When reading Jesus discussion on divorce, it is easy to come away with rules on divorce and miss this principle: The reason marriages fail and the reason I have conflict in my marriage, is the hardness of my own heart.  It may be important that I know the acceptable reasons for divorce, but as I am not getting divorced, I may think this passage is only for others.  Jesus’ point to me though, is that if I have conflict in my marriage, my job is not blame my spouse, but to look to myself.

It is natural for me to blame my wife for conflict.  I am sure I am a handful to live with but I do not see it that way.  I see myself as 100% reasonable and loving.  I am slow to see my own fault in any conflict and I am quick to take credit for any success.  If my wife and I each did 50% of a project, I would walk away thinking that I did 80% of it.  In my self-focus, I am always very biased in my favor.  I can’t be the problem, can I?  The reality is, if I have conflict, my problem is not my spouse but me.

Jesus said the reason I have conflict is the hardness of my own heart.  It is not that my spouse may not have defects, it is just that my responsibility in any conflict is not to fix her.  It is to fix me.  If my plan for making my marriage work is to fix my spouse, I am headed for more conflict.

This does not mean that your spouse may not have serious issues that need to be addressed or that you do not need to create boundaries.  If your spouse is engaged in highly destructive behavior, you may have to go so far as remove yourself from the situation.

I cannot however, fix my spouse.  I can only work on my addiction to self.  If I feel that my needs are not being met, I do not create a more loving marriage by demanding more from my spouse.  I do it by working on what I need to do to create a more loving marriage.  I love my wife, it is my job to act like it.

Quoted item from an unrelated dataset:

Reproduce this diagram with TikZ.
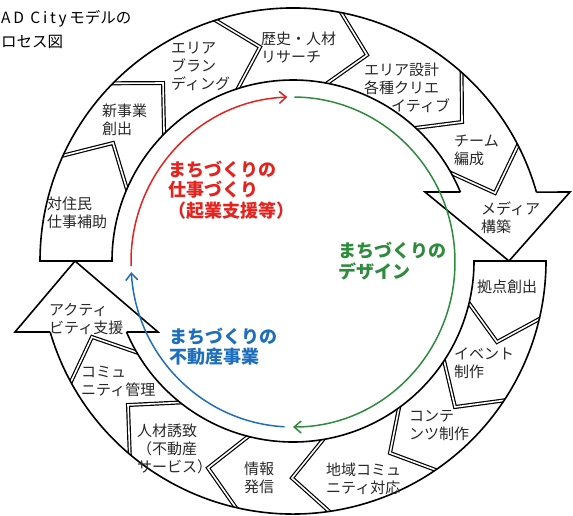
\documentclass[tikz,border=0pt]{standalone}
\usepackage{fontspec}
\setmainfont{Noto Sans CJK JP}
\usetikzlibrary{arrows.meta,calc}
\definecolor{cred}{RGB}{228,35,30}
\definecolor{cgreen}{RGB}{45,140,60}
\definecolor{cblue}{RGB}{30,110,190}
\definecolor{ctext}{RGB}{40,40,40}
\begin{document}
\begin{tikzpicture}[x=1pt,y=1pt,
  ring/.style={line width=1.6pt, draw=black, line join=miter},
  sep/.style={draw=black, double=white, line width=1.2pt, double distance=1.6pt, line join=miter},
  lbl/.style={font=\fontsize{15}{18}\selectfont, text=ctext, align=left, inner sep=0pt, anchor=west},
  big/.style={font=\bfseries\fontsize{18}{20.5}\selectfont, align=left, inner sep=0pt, anchor=west},
  flow/.style={line width=1.5pt, -{Straight Barb[length=7pt,width=12pt,line width=1.5pt]}}
]
\useasboundingbox (0,0) rectangle (573,-515);
\coordinate (C) at (293,-261);
\coordinate (D) at (293,-262);

% separators (double lines), clipped to the ring
\begin{scope}
\clip ($(C)+(0:253)$) arc[start angle=0,end angle=360,radius=253]
  -- ($(C)+(0:181)$) arc[start angle=360,end angle=0,radius=181] -- cycle;
\draw[sep] ($(C)+(159.4:174)$) -- (113,-143) -- ($(C)+(156.6:260)$);
\draw[sep] ($(C)+(137.7:174)$) -- (163,-83) -- ($(C)+(136.9:260)$);
\draw[sep] ($(C)+(110.2:174)$) -- (260,-47) -- ($(C)+(109.2:260)$);
\draw[sep] ($(C)+(81.4:174)$) -- (367,-55) -- ($(C)+(80.4:260)$);
\draw[sep] ($(C)+(49.3:174)$) -- (462,-122) -- ($(C)+(49.6:260)$);
\draw[sep] ($(C)+(32.3:174)$) -- (495,-193) -- ($(C)+(28.4:260)$);
\draw[sep] ($(C)+(-11.5:174)$) -- (497,-342) -- ($(C)+(-11.9:260)$);
\draw[sep] ($(C)+(-31.2:174)$) -- (455,-407) -- ($(C)+(-32.1:260)$);
\draw[sep] ($(C)+(-51.6:174)$) -- (390,-453) -- ($(C)+(-54.6:260)$);
\draw[sep] ($(C)+(-77.7:174)$) -- (292,-478) -- ($(C)+(-80.5:260)$);
\draw[sep] ($(C)+(257.5:174)$) -- (208,-468) -- ($(C)+(258.6:260)$);
\draw[sep] ($(C)+(234.1:174)$) -- (128,-405) -- ($(C)+(231.2:260)$);
\draw[sep] ($(C)+(213.1:174)$) -- (92,-337) -- ($(C)+(209.7:260)$);
\end{scope}

% ring outlines
\draw[ring] ($(C)+(15.8:253)$) arc[start angle=15.8,end angle=180,radius=253]
  -- ($(C)+(180:181)$) arc[start angle=180,end angle=22.4,radius=181];
\draw[ring] ($(C)+(196.3:253)$) arc[start angle=196.3,end angle=360,radius=253]
  -- ($(C)+(0:181)$) arc[start angle=360,end angle=203.1,radius=181];
% big arrow heads
\draw[ring] ($(C)+(15.8:253)$) -- (570,-192) -- (509,-261) -- (425,-192) -- ($(C)+(22.4:181)$);
\draw[ring] ($(C)+(196.3:253)$) -- (15,-332) -- (75,-261) -- (158,-332) -- ($(C)+(203.1:181)$);

% inner coloured cycle
\draw[flow, cred] ($(D)+(181.4:162 and 165)$) arc[start angle=181.4,end angle=92,x radius=162,y radius=165];
\draw[flow, cgreen] ($(D)+(89.5:162 and 165)$) arc[start angle=89.5,end angle=-90,x radius=162,y radius=165];
\draw[flow, cblue] ($(D)+(-93:162 and 165)$) arc[start angle=-93,end angle=-176.5,x radius=162,y radius=165];

% title
\node[anchor=west, inner sep=0pt, font=\fontsize{15.5}{24}\selectfont, align=left] (title) at (1,-29)
  {{\addfontfeature{LetterSpace=18}AD City}\,モデルの\\ロセス図};

% labels
\node[lbl] (t1) at (261,-48) {歴史・人材\\リサーチ};
\node[lbl] (t2) at (364,-88) {エリア設計\\各種クリエ\\\hspace*{27pt}イティブ};
\node[lbl] (t3) at (454,-150) {チーム\\編成};
\node[lbl] (t4) at (481,-217.5) {メディア\\構築};
\node[lbl] (t5) at (477,-287) {拠点創出};
\node[lbl] (t6) at (454,-363.5) {イベント\\制作};
\node[lbl] (t7) at (409,-426) {コンテ\\ンツ制作};
\node[lbl] (t8) at (326,-478.5) {地域コミュ\\ニティ対応};
\node[lbl] (t9) at (244,-478) {情報\\発信};
\node[lbl] (t10) at (137,-448.5) {人材誘致\\（不動産\\サービス）};
\node[lbl] (t11) at (81,-381.5) {コミュ\\ニティ管理};
\node[lbl] (t12) at (49,-319) {アクティ\\ビティ支援};
\node[lbl] (t13) at (47,-212.5) {対住民\\仕事補助};
\node[lbl] (t14) at (102,-120) {新事業\\創出};
\node[lbl] (t15) at (171,-66) {エリア\\ブラン\\ディング};

% coloured labels
\node[big, text=cred] (lr) at (168,-190) {まちづくりの\\仕事づくり\\（起業支援等）};
\node[big, text=cblue] (lb) at (169,-346.5) {まちづくりの\\不動産事業};
\node[big, text=cgreen] (lg) at (338,-261) {まちづくりの\\デザイン};
\end{tikzpicture}
\end{document}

In our marriage, we often need to perform this exercise where we ask, How would it make you feel if I did this?  The temptation is, of course, to think that it is different when I do something destructive. I’m justified in acting like this. It’s different when it’s me.  In my bias towards me, I fail to see the corruption of my own behavior.

As in the rest of life, it is my focus on self that brings destruction.  If I want to continue to grow life and love in my marriage, I need to focus not on me, but to turn from self and follow Jesus’ instruction.